|| 1. Original Project Aims/Objective: The project objective is to produce a configurable and portable simulation capability for developing and validating real-time metrics for assessing flight performance, workload, and situational awareness. There are three integrated specific aims: (1) Define the system architecture for integrating vehicle and environmental models with the simulation environment. (2) Perform a critical analysis of four piloted tasks: MPCV/Orion docking, MPCV/Orion entry, Lunar Landing, and EVA SAFER self-rescue. Simulator data will be analyzed to identify candidate metrics for performance, workload, and situational awareness as well as operationally relevant options for presenting feedback to the operator. (3) Conduct a series of experiments using the simulated spaceflight tasks and real-time metrics engine to baseline performance, workload, and situational awareness in each task in order to develop algorithms and methods for alerting the operator to deviations from nominal.
2. Key Findings: In project year 1, we completed the development of the system architecture for integrating the vehicle models with our simulation framework, calculating objective workload metrics from flight performance data, performing speech recognition for situation awareness estimation, and rendering an out-the-window view using NASA's Engineering Dynamic On-board Ubiquitous Graphics (DOUG) Graphics for Exploration (EDGE) package. We developed a portable ground station, which includes a single PC, two joysticks (a rotational hand controller (RHC) and a translational hand controller (THC)), five monitors, speakers, and a microphone. Three prior lunar landing simulations – all developed under prior NSBRI projects (Project SA01604 Fuel Contour Display, HFP02001 Mode Transition and Failure Detection models) – and the SAFER EVA self-rescue scenario were integrated in the simulation. These simulations will provide the basis for the planned year 2 experimentation for developing and validating the implemented real-time performance metrics. Three real-time objective workload metrics were prototyped for implementation with the Mode Transition simulation (Hainley et al., 2013). These included the baseline implementation of a two-chose secondary task response time, an analysis of the entropy of the RHC inputs, and the root mean square error (RMSE) of the difference between the actual and guidance recommended attitude during piloted flight. The RHC entropy and attitude RMSE metrics were chosen based on post-hoc analysis of prior experiment data. In addition, we implemented a real-time speech recognition engine to analyze the accuracy of required key system state callouts as a measure of situation awareness (see Hainley et al., 2013). In this implementation, the utterances spoken by the user are recognized by the speech engine and then compared against the actual simulated vehicle state and are scored correct based on temporal (e.g., did they make the callout within 2 seconds?) and spatial (e.g., did they make the callout within 10 feet of the actual altitude?) boundaries. It is this feedback – both from the secondary task response time, mental workload, and situation awareness metrics – that we plan to further develop in the out years of the project to refine the presentation to the pilot for making operations more safe and efficient.
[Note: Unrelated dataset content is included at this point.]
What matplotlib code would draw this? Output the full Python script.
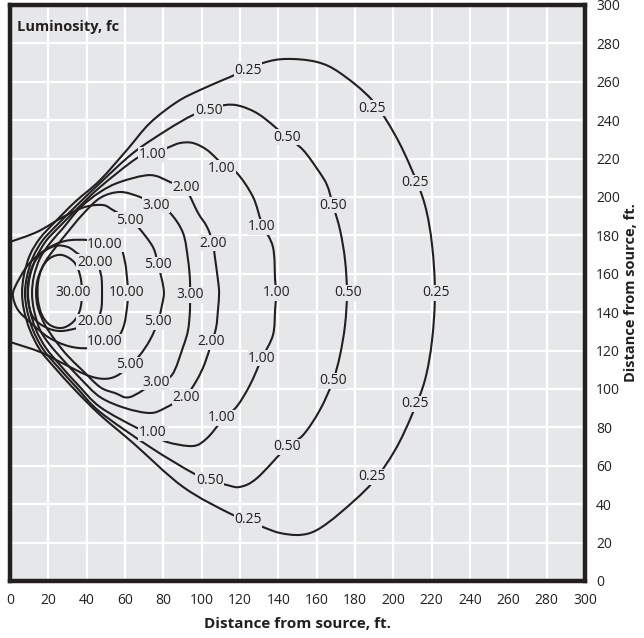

3. Impact of Key Findings on hypotheses, technology requirements, objectives, and specific aims of the original proposal: The development of the integrated simulation platform for running the vehicle models, recording/logging data, unobtrusively estimating workload and situation awareness, and providing visualizations and feedback to the pilot has significantly enhanced the capabilities for developing real-time performance metrics. By using typical spacecraft command and control tasks, such as piloted lunar landing, we have an initial operational scenario to test our metrics. The HRP Integrated Research Plan gap (SHFE-TASK-01) states, in part, that, …The successful management or evaluation of workload must include a consideration of the nature of individual tasks that operators must perform, the combinations of tasks that are performed during a work period, priorities among tasks, and individual differences among operators. The development and evaluation of real-time performance metrics in representative operational settings—which include task performance, workload, and situational awareness, and are measured objectively as well as subjectively—will provide valuable data for the validity assessment.
4. Proposed research plan for the coming year: In project year 2, we aim to begin conducting human-in-the-loop experiments with our lunar landing Mode Transition experiment to quantitatively compare the real-time performance metrics calculations with our baseline post-hoc measures of flight technical error, workload, and situation awareness. The real-time metrics that are analyzed and collected on-the-fly will be quantitatively compared against the prior approach to analyze the data after-the-fact. This will be done in close collaboration with our team mates at the University of California, Davis. In addition, an operationally relevant approach for fusing the vehicle flight data, workload, and situation awareness data will be developed, as well as an approach for providing feedback will be prototyped and evaluated. In project year 2, we also aim to develop and integrate Orion/MPCV rendezvous and docking and atmospheric entry models with our simulation. Real-time performance metrics will also be developed and integrated with this simulation, with the goal of having consistent metrics between classes of simulations. Lastly, we propose to deliver and install a copy of our simulation station at NSBRI Headquarters to provide a foundational capability for subsequent test and evaluation with operators and subject matter experts.